Growing up in Los Angeles, Blanch witnessed the joy and power of community care and collaboration. She has worked in philanthropy for over ten years, supporting social justice leaders, organizations, and movements.
Since 2021, Blanch has co-led a funder working group focused on implementing and retooling grantmaking practices that are relational and responsive. She has designed and facilitated sessions for Grantmakers for Effective Philanthropy, PEAK Grantmaking, Philanthropy New York, the C4 Funder Peer Learning Group, and Fluxx. Today, Blanch works at the Grove Foundation, a private family foundation, and its 501c4 social welfare sister organization, the Grove Action Fund. Blanch has held grantmaking positions at intermediaries, community, and family foundations. She has volunteered with local and national nonprofit and philanthropic organizations. Before philanthropy, Blanch worked in fundraising for a Los Angeles social justice-focused nonprofit.

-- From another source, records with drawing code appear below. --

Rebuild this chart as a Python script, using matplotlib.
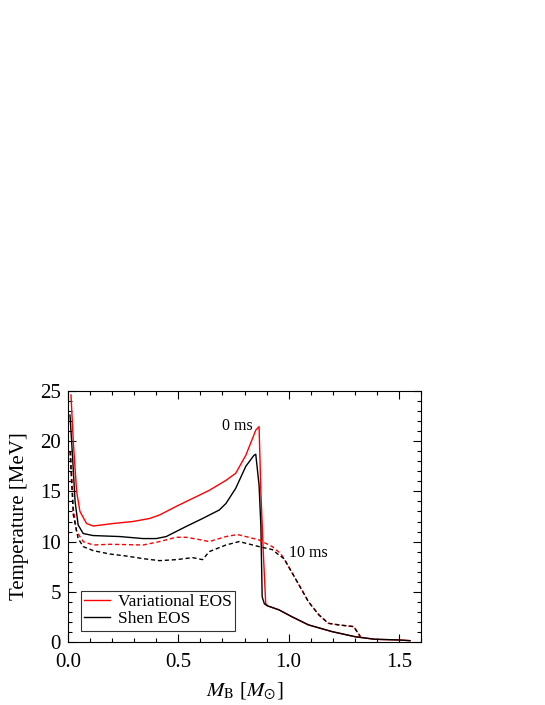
import matplotlib
matplotlib.use("Agg")
import matplotlib.pyplot as plt
from matplotlib.ticker import MultipleLocator, FormatStrFormatter

plt.rcParams['font.family'] = ['Liberation Serif', 'DejaVu Serif']
plt.rcParams['mathtext.fontset'] = 'stix'

# Variational EOS, 0 ms
var0_x = [0.0135, 0.024, 0.039, 0.054, 0.084, 0.114, 0.204, 0.294, 0.37, 0.415, 0.49, 0.565,
          0.64, 0.716, 0.76, 0.806, 0.851, 0.866, 0.874, 0.885, 0.896, 0.904, 0.956, 1.016,
          1.09, 1.197, 1.30, 1.39, 1.5, 1.55]
var0_y = [24.6, 19.95, 15.0, 13.0, 11.8, 11.55, 11.8, 12.0, 12.3, 12.65, 13.5, 14.3,
          15.1, 16.1, 16.8, 18.6, 21.1, 21.45, 15.0, 9.0, 3.85, 3.6, 3.2, 2.5,
          1.7, 1.03, 0.53, 0.27, 0.2, 0.13]

# Shen EOS, 0 ms
shen0_x = [0.009, 0.021, 0.032, 0.046, 0.069, 0.114, 0.235, 0.34, 0.40, 0.445, 0.535, 0.61,
           0.686, 0.716, 0.76, 0.806, 0.843, 0.851, 0.866, 0.874, 0.88, 0.89, 0.904, 0.956,
           1.016, 1.09, 1.197, 1.30, 1.39, 1.5, 1.55]
shen0_y = [22.6, 18.3, 14.0, 11.65, 10.8, 10.6, 10.5, 10.3, 10.3, 10.5, 11.5, 12.3,
           13.15, 13.8, 15.3, 17.5, 18.6, 18.7, 15.6, 11.65, 4.5, 3.8, 3.6, 3.2,
           2.5, 1.7, 1.03, 0.53, 0.27, 0.2, 0.13]

# Variational EOS, 10 ms
var10_x = [0.012, 0.024, 0.039, 0.069, 0.114, 0.19, 0.34, 0.415, 0.49, 0.535, 0.595, 0.64,
           0.716, 0.768, 0.806, 0.866, 0.926, 0.964, 0.979, 1.031, 1.09, 1.137, 1.18,
           1.227, 1.295, 1.31, 1.325]
var10_y = [19.0, 13.3, 11.0, 10.0, 9.66, 9.73, 9.66, 10.0, 10.43, 10.43, 10.2, 10.0,
           10.5, 10.7, 10.5, 10.16, 9.5, 8.8, 8.3, 6.3, 4.0, 2.7, 1.86,
           1.7, 1.53, 1.03, 0.53]

# Shen EOS, 10 ms
shen10_x = [0.009, 0.024, 0.046, 0.069, 0.114, 0.19, 0.265, 0.34, 0.415, 0.49, 0.565, 0.61,
            0.64, 0.716, 0.776, 0.866, 0.926, 0.956, 0.979, 1.031, 1.09, 1.137, 1.18,
            1.227, 1.295, 1.31, 1.325]
shen10_y = [19.0, 12.65, 10.3, 9.5, 9.1, 8.76, 8.56, 8.3, 8.1, 8.2, 8.4, 8.2,
            9.0, 9.66, 10.0, 9.5, 9.2, 8.66, 8.3, 6.3, 4.0, 2.7, 1.86,
            1.7, 1.53, 1.03, 0.53]

fig = plt.figure(figsize=(5.45, 7.05), dpi=100)
ax = fig.add_axes([0.1248, 0.0894, 0.6477, 0.356])

lw = 1.0
ax.plot(var0_x, var0_y, color='red', lw=lw, label='Variational EOS')
ax.plot(shen0_x, shen0_y, color='black', lw=lw, label='Shen EOS')
ax.plot(var10_x, var10_y, color='red', lw=lw, ls=(0, (3, 2)))
ax.plot(shen10_x, shen10_y, color='black', lw=lw, ls=(0, (3, 2)))

ax.set_xlim(0, 1.6)
ax.set_ylim(0, 25)
ax.xaxis.set_major_locator(MultipleLocator(0.5))
ax.xaxis.set_minor_locator(MultipleLocator(0.1))
ax.yaxis.set_major_locator(MultipleLocator(5))
ax.yaxis.set_minor_locator(MultipleLocator(1))
ax.xaxis.set_major_formatter(FormatStrFormatter('%.1f'))
ax.tick_params(which='both', direction='in', top=True, right=True, labelsize=15)
ax.tick_params(which='major', length=6, width=0.8)
ax.tick_params(which='minor', length=3, width=0.8)
ax.tick_params(axis='x', which='major', pad=8)
ax.tick_params(axis='y', which='major', pad=5)

ax.set_xlabel(r'$M_{\mathrm{B}}$ [$M_{\odot}$]', fontsize=15, labelpad=6)
ax.set_ylabel('Temperature [MeV]', fontsize=15, labelpad=8)

ax.text(0.767, 21.5, '0 ms', ha='center', va='center', fontsize=11.5)
ax.text(1.09, 8.9, '10 ms', ha='center', va='center', fontsize=11.5)

leg = ax.legend(loc='lower left', fontsize=12.5, frameon=True, fancybox=False,
                edgecolor='black', handlelength=1.5, handletextpad=0.45, borderpad=0.2,
                labelspacing=0.05, borderaxespad=0, bbox_to_anchor=(0.036, 0.045))
leg.get_frame().set_linewidth(0.8)

fig.savefig('out.png', dpi=100)
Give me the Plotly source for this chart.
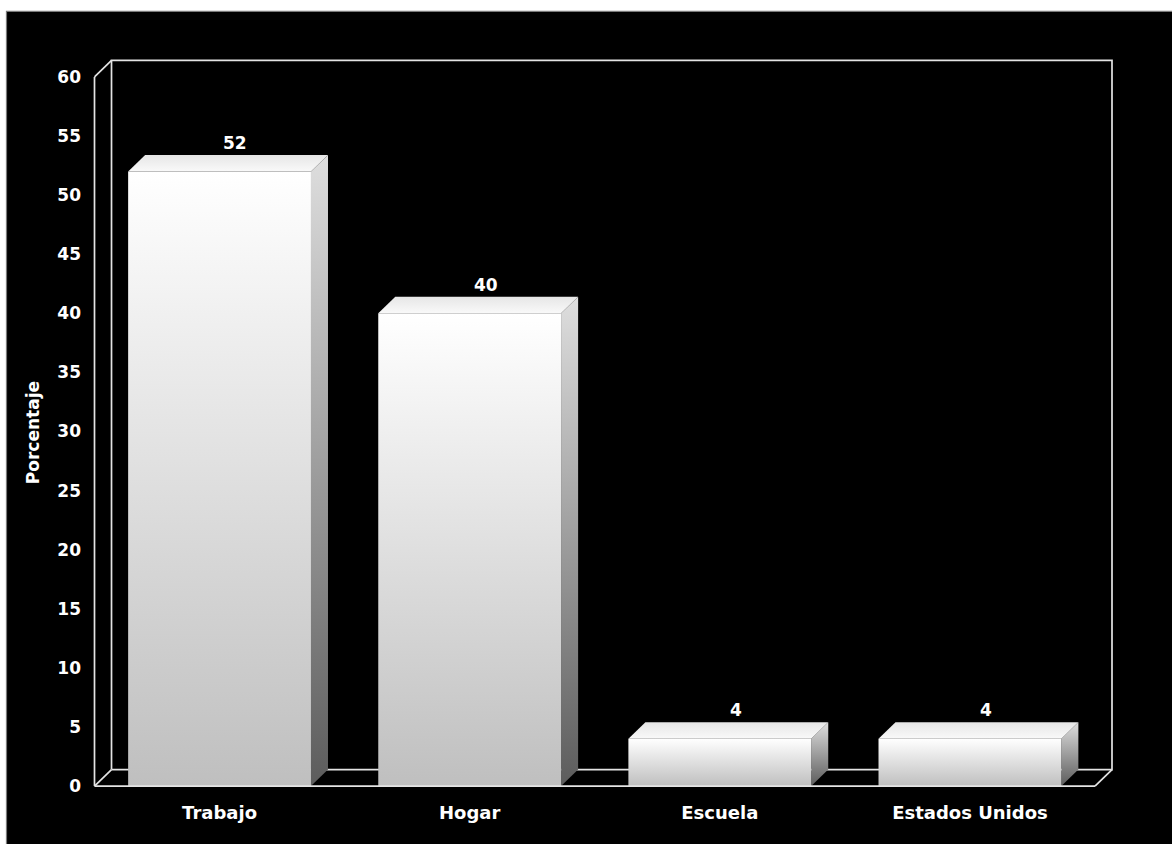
import plotly.graph_objects as go

# ---- data ----
categories = ["Trabajo", "Hogar", "Escuela", "Estados Unidos"]
values = [52, 40, 4, 4]
y_ticks = list(range(0, 61, 5))
y_title = "Porcentaje"

# ---- geometry / style constants ----
BAR_W = 0.731          # front-face width in category units
DX = 0.068             # 3D depth along x (category units)
DY = 1.395             # 3D depth along y (value units)
Y_MAX = 60
X_LO, X_HI = -0.5, len(categories) - 0.5
XR = [-0.51, 3.58]
YR = [-0.25, 61.6]
FONT = "DejaVu Sans"
LINE_COL = "#e4e4e4"
LINE_W = 1.7

fig = go.Figure()

def poly(xs, ys, grad, name=""):
    fig.add_trace(go.Scatter(
        x=xs + [xs[0]], y=ys + [ys[0]], mode="lines", fill="toself",
        line=dict(width=0, color="rgba(0,0,0,0)"),
        fillgradient=dict(type="vertical", colorscale=grad),
        hoverinfo="skip", showlegend=False, name=name))

def line(xs, ys):
    fig.add_trace(go.Scatter(x=xs, y=ys, mode="lines",
                             line=dict(color=LINE_COL, width=LINE_W),
                             hoverinfo="skip", showlegend=False))

# back wall + floor back edge + diagonals (behind bars)
line([X_LO + DX, X_LO + DX, X_HI + DX, X_HI + DX, X_LO + DX],
     [DY, Y_MAX + DY, Y_MAX + DY, DY, DY])
line([X_LO, X_LO + DX], [Y_MAX, Y_MAX + DY])
line([X_LO, X_LO + DX], [0, DY])
line([X_HI, X_HI + DX], [0, DY])
line([X_LO, X_LO], [0, Y_MAX])

# bars
for i, v in enumerate(values):
    xl, xr = i - BAR_W / 2, i + BAR_W / 2
    # side face
    poly([xr, xr + DX, xr + DX, xr], [0, DY, v + DY, v],
         [[0, "#5c5c5c"], [1, "#dedede"]])
    # top face
    poly([xl, xr, xr + DX, xl + DX], [v, v, v + DY, v + DY],
         [[0, "#f9f9f9"], [1, "#e6e6e6"]])
    # front face
    poly([xl, xr, xr, xl], [0, 0, v, v],
         [[0, "#bfbfbf"], [1, "#ffffff"]])

# front floor edge (on top)
line([X_LO, X_HI], [0, 0])

# value labels
for i, v in enumerate(values):
    fig.add_annotation(x=i + DX * 0.93, y=v + DY, text=str(v), showarrow=False,
                       xref="x", yref="y", yanchor="bottom", yshift=0,
                       font=dict(family=FONT, size=17, color="white", weight="bold"))

# axis title
fig.add_annotation(text=y_title, textangle=-90, showarrow=False,
                   xref="paper", yref="paper", x=-0.0575, y=0.487,
                   xanchor="center", yanchor="middle",
                   font=dict(family=FONT, size=17, color="white", weight="bold"))

# outer black panel with grey border
fig.add_shape(type="rect", xref="paper", yref="paper",
              x0=-0.0836, y0=-0.09, x1=1.07, y1=1.0637,
              fillcolor="black", line=dict(color="#7a7a7a", width=1.2),
              layer="below")

fig.update_layout(
    width=1172, height=844,
    margin=dict(l=91.55, r=56.7, t=58.1, b=54.5, pad=0),
    paper_bgcolor="white", plot_bgcolor="rgba(0,0,0,0)",
    showlegend=False,
    xaxis=dict(range=XR, tickvals=list(range(len(categories))), ticktext=categories,
               showgrid=False, zeroline=False, showline=False, ticks="",
               ticklabelstandoff=11,
               tickfont=dict(family=FONT, size=18, color="white", weight="bold"),
               fixedrange=True),
    yaxis=dict(range=YR, tickvals=y_ticks, showgrid=False, zeroline=False,
               showline=False, ticks="", ticklabelstandoff=10,
               tickfont=dict(family=FONT, size=17, color="white", weight="bold"),
               fixedrange=True),
)

fig.write_html("out.html")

Blanch holds a master’s degree in Public Administration, a graduate certificate in Nonprofit Sector Management, Human-Centered Strategy, and a BA in History and Communications.
She is an alum of the Justice Funders Network’s Harmony Initiative, Southern California Grantmaker’s Emerging Leaders Peer-to-Peer Network, and the African American Board Leadership Institute. Blanch lives in the Bay Area with her husband and rescue puppy, Summer.